5. The self-cleaning oven of claim 4 wherein: said rearward cabinet structure comprises a rearward portion of said side walls.

6. The self-cleaning oven of claim 4 wherein: said air passages include an outlet opening at their upper ends.

7. The self-cleaning oven of claim 4 including: sealed reflux tube means containing a volatile heat transport fluid having one portion in heat exchange relation with said structure closely adjacent the top edge of said door, and another portion extending to and in heat exchange with said cabinet structure located rearward from said structure closely adjacent the top edge of said door.

8. The self-cleaning oven of claim 7 wherein: said cabinet structure includes a platform; and said another portions of said reflux tube are in heat exchange relation with the rearward portion of the sides of said platform.

9. The self-cleaning oven of claim 4 including: sealed reflux tube means containing a volatile heat transport fluid having one portion in heat exchange relation with said structure closely adjacent the top edge of said door and another portion extending to an air cooled heat exchanger mounted exterior to said exterior structure at the rear thereof.

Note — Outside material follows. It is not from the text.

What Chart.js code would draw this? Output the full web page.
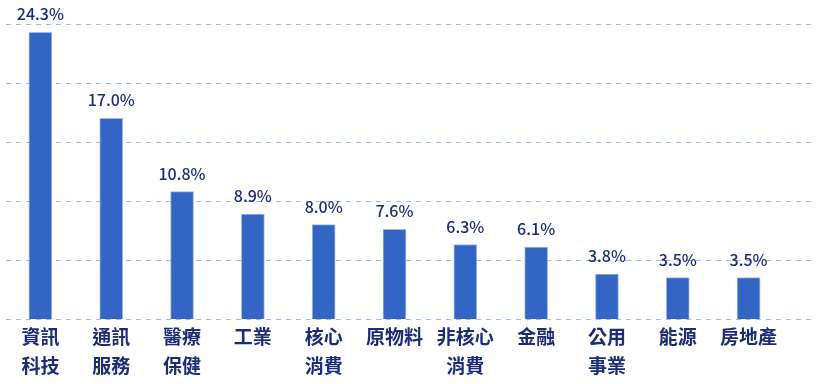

10. A pyrolytic self-cleaning oven comprising: a forwardly open oven liner having thermal insulation on its exterior; exterior cabinet structure including at least a top cooking platform spaced above said insulation to maintain an air space therebetween, said platform having a front portion closely adjacent the top forward edge of said oven liner; sealed tube means positioned within said air space with a first length portion of said tube in heat exchange relation with said front portion of said platform and a second length portion in heat exchange relation with a rearward portion of said platform; said tube containing a volatile heat transport fluid which vaporizes in said first length portion and condenses in said second length portion, said tube having a downward slope from said second length portion to said first length portion to promote gravity return of said condensed fluid.